* _Exercise objective_
Return every line below as is, leaving out the pictures.

*-*-*

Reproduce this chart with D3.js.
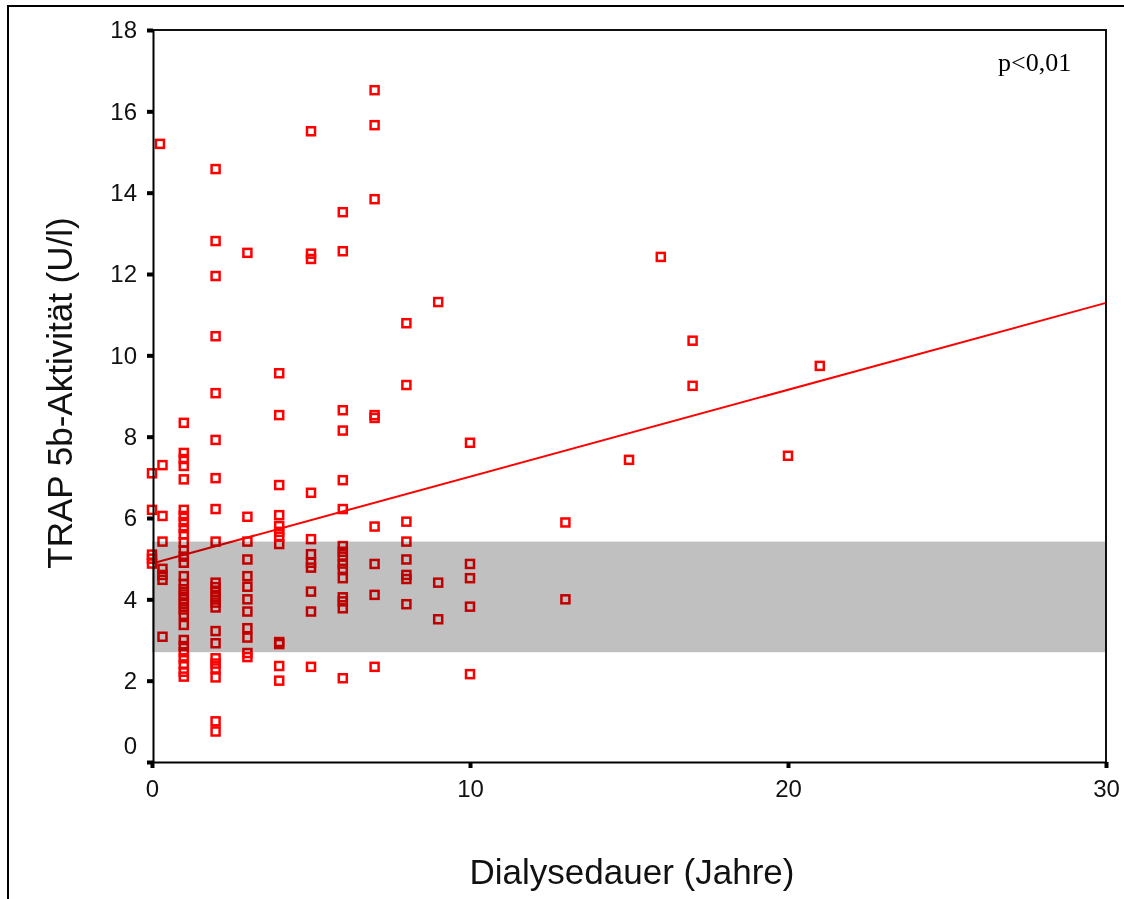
<!DOCTYPE html>
<html>
<head>
<meta charset="utf-8">
<script src="https://cdn.jsdelivr.net/npm/d3@7"></script>
<style>
  body { margin: 0; background: #fff; }
  text { font-family: 'Liberation Sans', Arial, sans-serif; }
</style>
</head>
<body>
<div id="chart-area"></div>
<script>
// Dialysis duration (years) and the TRAP 5b values measured at each duration
const years = [0, 0.25, 0.33, 1, 2, 3, 4, 5, 6, 7, 8, 9, 10, 13, 15, 16, 17, 20, 21]
const trapByYear = [
    [7.1, 6.2, 5.1, 5.0, 4.88],
    [15.2],
    [7.3, 6.05, 5.42, 4.75, 4.6, 4.48, 3.08],
    [8.34, 7.6, 7.45, 7.28, 6.95, 6.2, 6.05, 5.9, 5.75, 5.6, 5.4, 5.2, 5.05, 4.9,
     4.57, 4.38, 4.25, 4.12, 4.0, 3.88, 3.75, 3.62, 3.37, 3.0, 2.85, 2.7, 2.55, 2.4, 2.22, 2.1],
    [14.58, 12.81, 11.95, 10.47, 9.07, 7.92, 6.98, 6.22, 5.42, 4.41, 4.3, 4.18, 4.05, 3.92, 3.8,
     3.22, 2.92, 2.55, 2.42, 2.3, 2.08, 1.0, 0.75],
    [12.52, 6.03, 5.42, 4.98, 4.57, 4.31, 4.0, 3.7, 3.29, 3.06, 2.68, 2.58],
    [9.56, 8.53, 6.81, 6.07, 5.8, 5.66, 5.54, 5.36, 2.95, 2.9, 2.36, 2.0],
    [15.51, 12.5, 12.37, 6.62, 5.48, 5.11, 4.9, 4.78, 4.19, 3.7, 2.34],
    [13.52, 12.56, 8.65, 8.15, 6.93, 6.22, 5.31, 5.17, 5.05, 4.88, 4.75, 4.52, 4.05, 3.95, 3.78, 2.06],
    [16.52, 15.66, 13.84, 8.53, 8.46, 5.79, 4.87, 4.11, 2.34],
    [10.79, 9.27, 5.91, 5.42, 4.98, 4.6, 4.5, 3.88],
    [11.31, 4.41, 3.51],
    [7.85, 4.87, 4.52, 3.82, 2.16],
    [5.89, 4.0],
    [7.43],
    [12.42],
    [10.36, 9.25],
    [7.53],
    [9.74]
]

// regression line end points and normal range band
const fitX = [0, 30]
const fitY = [4.88, 11.29]
const normalRange = [2.7, 5.42]

const xTicks = [0, 10, 20, 30]
const yTicks = [0, 2, 4, 6, 8, 10, 12, 14, 16, 18]
const xTitle = 'Dialysedauer (Jahre)'
const yTitle = 'TRAP 5b-Aktivität (U/l)'
const note = 'p<0,01'

const canvas = { width: 1124, height: 899 }
const plot = { left: 152, right: 1106, top: 30, bottom: 762 }

const points = []
years.forEach((yr, i) => trapByYear[i].forEach(v => points.push({ x: yr, y: v })))

let svg = d3.select('#chart-area')
    .append('svg')
    .attr('width', canvas.width)
    .attr('height', canvas.height)

// outer frame
svg.append('path')
    .attr('d', `M8,${canvas.height} V6 H${canvas.width}`)
    .attr('fill', 'none')
    .attr('stroke', '#000')
    .attr('stroke-width', 2)

let scaleX = d3.scaleLinear()
    .domain([0, 30])
    .range([plot.left, plot.right])

let scaleY = d3.scaleLinear()
    .domain([0, 18])
    .range([plot.bottom, plot.top])

// points
svg.append('g')
    .selectAll('rect')
    .data(points)
    .enter()
    .append('rect')
    .attr('x', d => scaleX(d.x) - 4)
    .attr('y', d => scaleY(d.y) - 4)
    .attr('width', 8)
    .attr('height', 8)
    .attr('fill', 'none')
    .attr('stroke', '#ff0000')
    .attr('stroke-width', 2.5)

// regression line
svg.append('line')
    .attr('x1', scaleX(fitX[0]))
    .attr('y1', scaleY(fitY[0]))
    .attr('x2', scaleX(fitX[1]))
    .attr('y2', scaleY(fitY[1]))
    .attr('stroke', '#ff0000')
    .attr('stroke-width', 2)

// normal range band, multiplied over the marks
svg.append('rect')
    .attr('x', scaleX(0))
    .attr('y', scaleY(normalRange[1]))
    .attr('width', scaleX(30) - scaleX(0))
    .attr('height', scaleY(normalRange[0]) - scaleY(normalRange[1]))
    .attr('fill', '#c0c0c0')
    .style('mix-blend-mode', 'multiply')

// frame top and right
svg.append('path')
    .attr('d', `M${plot.left},${plot.top} H${plot.right} V${plot.bottom}`)
    .attr('fill', 'none')
    .attr('stroke', '#111')
    .attr('stroke-width', 2)

// y-axis
let yAxis = d3.axisLeft(scaleY)
    .tickValues(yTicks)
    .tickSize(6)
    .tickSizeOuter(0)
    .tickPadding(10)
let yg = svg.append('g')
    .attr('transform', `translate(${plot.left + 1},0)`)
    .call(yAxis)
yg.selectAll('.tick text').filter(d => d === 0).attr('dy', '-0.35em')

// x-axis
let xAxis = d3.axisBottom(scaleX)
    .tickValues(xTicks)
    .tickSize(6)
    .tickSizeOuter(0)
    .tickPadding(12)
let xg = svg.append('g')
    .attr('transform', `translate(0,${plot.bottom})`)
    .call(xAxis)

svg.selectAll('.domain').attr('stroke', '#000').attr('stroke-width', 2)
svg.selectAll('.tick line').attr('stroke', '#000').attr('stroke-width', 4)
svg.selectAll('.tick text')
    .attr('fill', '#111')
    .style('font-size', '24px')
    .style('font-family', "'Liberation Sans', Arial, sans-serif")

// titles
svg.append('text')
    .attr('transform', 'translate(72,393) rotate(-90)')
    .attr('text-anchor', 'middle')
    .style('font-size', '35px')
    .attr('fill', '#111')
    .text(yTitle)

svg.append('text')
    .attr('x', 632)
    .attr('y', 884)
    .attr('text-anchor', 'middle')
    .style('font-size', '35px')
    .attr('fill', '#111')
    .text(xTitle)

svg.append('text')
    .attr('x', 998)
    .attr('y', 71)
    .style('font-family', "'Liberation Serif', 'Times New Roman', serif")
    .style('font-size', '26px')
    .text(note)
</script>
</body>
</html>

*-*-*

* _Result for this exercise_
Reproduce this chart with D3.js.
<!DOCTYPE html>
<html>
<head>
<meta charset="utf-8">
<script src="https://cdn.jsdelivr.net/npm/d3@7"></script>
<style>
  body { margin: 0; background: #fff; }
  text { font-family: 'Liberation Sans', Arial, sans-serif; }
</style>
</head>
<body>
<div id="chart-area"></div>
<script>
// Dialysis duration (years) and the TRAP 5b values measured at each duration
const years = [0, 0.25, 0.33, 1, 2, 3, 4, 5, 6, 7, 8, 9, 10, 13, 15, 16, 17, 20, 21]
const trapByYear = [
    [7.1, 6.2, 5.1, 5.0, 4.88],
    [15.2],
    [7.3, 6.05, 5.42, 4.75, 4.6, 4.48, 3.08],
    [8.34, 7.6, 7.45, 7.28, 6.95, 6.2, 6.05, 5.9, 5.75, 5.6, 5.4, 5.2, 5.05, 4.9,
     4.57, 4.38, 4.25, 4.12, 4.0, 3.88, 3.75, 3.62, 3.37, 3.0, 2.85, 2.7, 2.55, 2.4, 2.22, 2.1],
    [14.58, 12.81, 11.95, 10.47, 9.07, 7.92, 6.98, 6.22, 5.42, 4.41, 4.3, 4.18, 4.05, 3.92, 3.8,
     3.22, 2.92, 2.55, 2.42, 2.3, 2.08, 1.0, 0.75],
    [12.52, 6.03, 5.42, 4.98, 4.57, 4.31, 4.0, 3.7, 3.29, 3.06, 2.68, 2.58],
    [9.56, 8.53, 6.81, 6.07, 5.8, 5.66, 5.54, 5.36, 2.95, 2.9, 2.36, 2.0],
    [15.51, 12.5, 12.37, 6.62, 5.48, 5.11, 4.9, 4.78, 4.19, 3.7, 2.34],
    [13.52, 12.56, 8.65, 8.15, 6.93, 6.22, 5.31, 5.17, 5.05, 4.88, 4.75, 4.52, 4.05, 3.95, 3.78, 2.06],
    [16.52, 15.66, 13.84, 8.53, 8.46, 5.79, 4.87, 4.11, 2.34],
    [10.79, 9.27, 5.91, 5.42, 4.98, 4.6, 4.5, 3.88],
    [11.31, 4.41, 3.51],
    [7.85, 4.87, 4.52, 3.82, 2.16],
    [5.89, 4.0],
    [7.43],
    [12.42],
    [10.36, 9.25],
    [7.53],
    [9.74]
]

// regression line end points and normal range band
const fitX = [0, 30]
const fitY = [4.88, 11.29]
const normalRange = [2.7, 5.42]

const xTicks = [0, 10, 20, 30]
const yTicks = [0, 2, 4, 6, 8, 10, 12, 14, 16, 18]
const xTitle = 'Dialysedauer (Jahre)'
const yTitle = 'TRAP 5b-Aktivität (U/l)'
const note = 'p<0,01'

const canvas = { width: 1124, height: 899 }
const plot = { left: 152, right: 1106, top: 30, bottom: 762 }

const points = []
years.forEach((yr, i) => trapByYear[i].forEach(v => points.push({ x: yr, y: v })))

let svg = d3.select('#chart-area')
    .append('svg')
    .attr('width', canvas.width)
    .attr('height', canvas.height)

// outer frame
svg.append('path')
    .attr('d', `M8,${canvas.height} V6 H${canvas.width}`)
    .attr('fill', 'none')
    .attr('stroke', '#000')
    .attr('stroke-width', 2)

let scaleX = d3.scaleLinear()
    .domain([0, 30])
    .range([plot.left, plot.right])

let scaleY = d3.scaleLinear()
    .domain([0, 18])
    .range([plot.bottom, plot.top])

// points
svg.append('g')
    .selectAll('rect')
    .data(points)
    .enter()
    .append('rect')
    .attr('x', d => scaleX(d.x) - 4)
    .attr('y', d => scaleY(d.y) - 4)
    .attr('width', 8)
    .attr('height', 8)
    .attr('fill', 'none')
    .attr('stroke', '#ff0000')
    .attr('stroke-width', 2.5)

// regression line
svg.append('line')
    .attr('x1', scaleX(fitX[0]))
    .attr('y1', scaleY(fitY[0]))
    .attr('x2', scaleX(fitX[1]))
    .attr('y2', scaleY(fitY[1]))
    .attr('stroke', '#ff0000')
    .attr('stroke-width', 2)

// normal range band, multiplied over the marks
svg.append('rect')
    .attr('x', scaleX(0))
    .attr('y', scaleY(normalRange[1]))
    .attr('width', scaleX(30) - scaleX(0))
    .attr('height', scaleY(normalRange[0]) - scaleY(normalRange[1]))
    .attr('fill', '#c0c0c0')
    .style('mix-blend-mode', 'multiply')

// frame top and right
svg.append('path')
    .attr('d', `M${plot.left},${plot.top} H${plot.right} V${plot.bottom}`)
    .attr('fill', 'none')
    .attr('stroke', '#111')
    .attr('stroke-width', 2)

// y-axis
let yAxis = d3.axisLeft(scaleY)
    .tickValues(yTicks)
    .tickSize(6)
    .tickSizeOuter(0)
    .tickPadding(10)
let yg = svg.append('g')
    .attr('transform', `translate(${plot.left + 1},0)`)
    .call(yAxis)
yg.selectAll('.tick text').filter(d => d === 0).attr('dy', '-0.35em')

// x-axis
let xAxis = d3.axisBottom(scaleX)
    .tickValues(xTicks)
    .tickSize(6)
    .tickSizeOuter(0)
    .tickPadding(12)
let xg = svg.append('g')
    .attr('transform', `translate(0,${plot.bottom})`)
    .call(xAxis)

svg.selectAll('.domain').attr('stroke', '#000').attr('stroke-width', 2)
svg.selectAll('.tick line').attr('stroke', '#000').attr('stroke-width', 4)
svg.selectAll('.tick text')
    .attr('fill', '#111')
    .style('font-size', '24px')
    .style('font-family', "'Liberation Sans', Arial, sans-serif")

// titles
svg.append('text')
    .attr('transform', 'translate(72,393) rotate(-90)')
    .attr('text-anchor', 'middle')
    .style('font-size', '35px')
    .attr('fill', '#111')
    .text(yTitle)

svg.append('text')
    .attr('x', 632)
    .attr('y', 884)
    .attr('text-anchor', 'middle')
    .style('font-size', '35px')
    .attr('fill', '#111')
    .text(xTitle)

svg.append('text')
    .attr('x', 998)
    .attr('y', 71)
    .style('font-family', "'Liberation Serif', 'Times New Roman', serif")
    .style('font-size', '26px')
    .text(note)
</script>
</body>
</html>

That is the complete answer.